Changes to the treatment of termination payments made to departing employees have been in effect from this April, with another change delayed until April next year, and not getting things right when an employee leaves can leave employers with a nasty and unexpected tax bill.

“This is a complex area of the legislation, and one which people frequently get wrong”, said Tax Manager, Andrew Cowe.  “There seems to be a common misconception that, when an employee departs, anything they are paid up to £30,000 is tax free.  Whilst that can be the case, it is far from automatic, and both the new and upcoming changes mean there is a new rule book to get used to.”

“You have to draw distinctions between payments which are actually earnings, statutory redundancy payments, and genuine compensation for the individual’s ‘loss of office’.  Only the latter two can be tax free, and that has always been the case.  Of course, this leads to a temptation to describe payments as anything other than earnings, but that is now more difficult.  Armed with a ‘beefed up’ rulebook, HMRC will be looking at this more closely”.

“The major change surrounds payments in lieu of notice (PILONs).  Previously, providing there was no provision for a PILON in an employee’s contract, employers were often able to pay the employee’s notice period tax free up to the £30,000 limit, and free of National Insurance (NIC) regardless of the amount.  However even where there was no clause, if the employer had a practice of making such payments, HMRC would often dispute the ‘tax free’ status of the payment”.

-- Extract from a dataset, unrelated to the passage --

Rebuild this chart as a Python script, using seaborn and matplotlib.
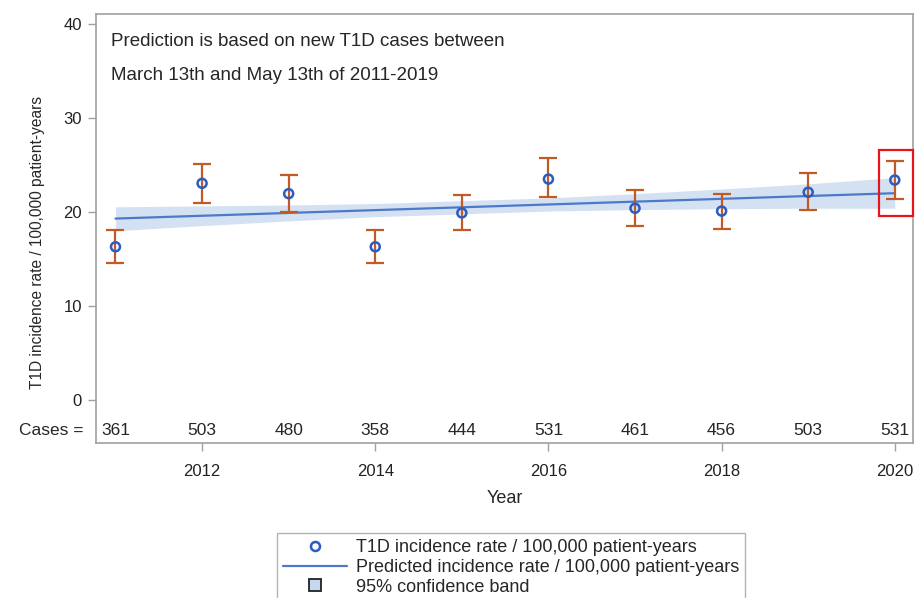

“The new rules take this a step further by stating that employers will always have to deduct tax and NIC from the equivalent of what would have been paid if the employee had worked the notice period”.

“The next rule change, thankfully now delayed a year, will charge employer’s NIC where there is a genuine redundancy payment, but in excess of the £30,000 limit. Currently such a payment would attract tax, but no NIC.  NIC will be applied for all such payments from 6 April next”.

“HMRC are stating that the new rules will make things simpler. But while that does appear to be true, it is surely no coincidence that this will also raise more tax than the old system!  As always, we recommend taking detailed advice on the individual situation before making any payments of this nature”.